A técnica do escritor em treze teses
Que não seja por isso e venha de lá esse sempre adiado romance... aqui vai, via SIBILA - Revista de poesia e crítica literária
A técnica do escritor em treze teses
- Quem se propõe a escrever uma obra de grande envergadura deve ser indulgente consigo mesmo e, ao terminar sua tarefa diária, deve se conceder tudo aquilo que não prejudique a continuidade da mesma.
- Fale sobre o já realizado, de todas as maneiras, mas não leia nenhuma passagem a ninguém do trabalho em progresso. Qualquer gratificação que você obtenha dessa forma irá retardar o seu tempo. Se seguir o conselho, o desejo crescente de comunicação tornar-se-á, ao cabo, um motor para a conclusão do trabalho.
- Nas suas condições de trabalho, evite qualquer tipo de mediocridade cotidiana. O estado de semirrelaxamento, com o fundo de sons triviais, é algo degradante. Ao contrário, o acompanhamento de uma peça musical ou mesmo um murmúrio de vozes pode tornar-se tão importante para o trabalho como o silêncio da noite. Se este afia o ouvido interior, aquela age como pedra de toque para uma dicção ampla o suficiente para enterrar em si mesma qualquer ruído, mesmo o mais excêntrico.

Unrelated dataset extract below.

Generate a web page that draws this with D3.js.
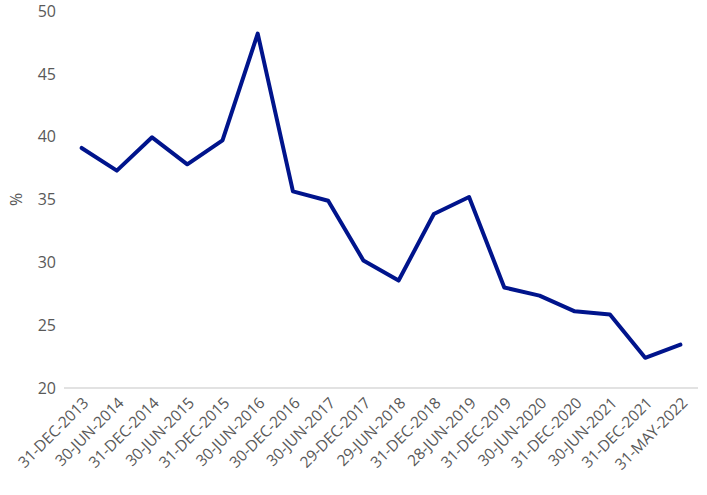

- Evite utilizar materiais escolhidos ao acaso para escrever. O apego pedante a certo tipo de papel, caneta, tinta é benéfico. Sem luxos, certa abundância desses objetos é imprescindível.
- Não deixe nenhum pensamento passar desapercebido. Mantenha seu caderno de notas tão rigorosamente quanto as autoridades guardam seus registros de estrangeiros.
- Deixe sua pena longe da inspiração, que passará, então, a atrair com força magnética. Quanto mais circunspecto você for, ao anotar uma ideia, tanto mais madura e plenamente ela se entregará. A palavra conquista o pensamento, mas a escritura o domina.
- Nunca pare de escrever por esgotamento de ideias (quando nada mais lhe ocorre). A honra literária exige que se pare apenas quando se tenha que respeitar algum compromisso previamente marcado ou algum prazo (um jantar, um encontro), ou o fim do trabalho.
- Preencha as lacunas da inspiração passando a limpo cuidadosamente o que já tiver sido escrito. A intuição despertará no processo.
- Nulla dies sine linea [Nenhum dia sem uma linha] – mas semanas, sim.
- Não considere acabado nenhum trabalho sobre o qual você não se tenha detido alguma vez da noite até a manhã seguinte.
- Não escreva a conclusão de sua obra no lugar em que habitualmente trabalha. Não encontrará lá a coragem para fazê-lo.
- As etapas da composição: ideias – estilo – escritura. A vantagem de passar a limpo é que, ao fazê-lo, você fixa a atenção apenas na forma da escritura. A ideia mata a inspiração, o estilo acorrenta a ideia, a escritura remunera o estilo.
- O trabalho é a máscara mortuária de sua concepção.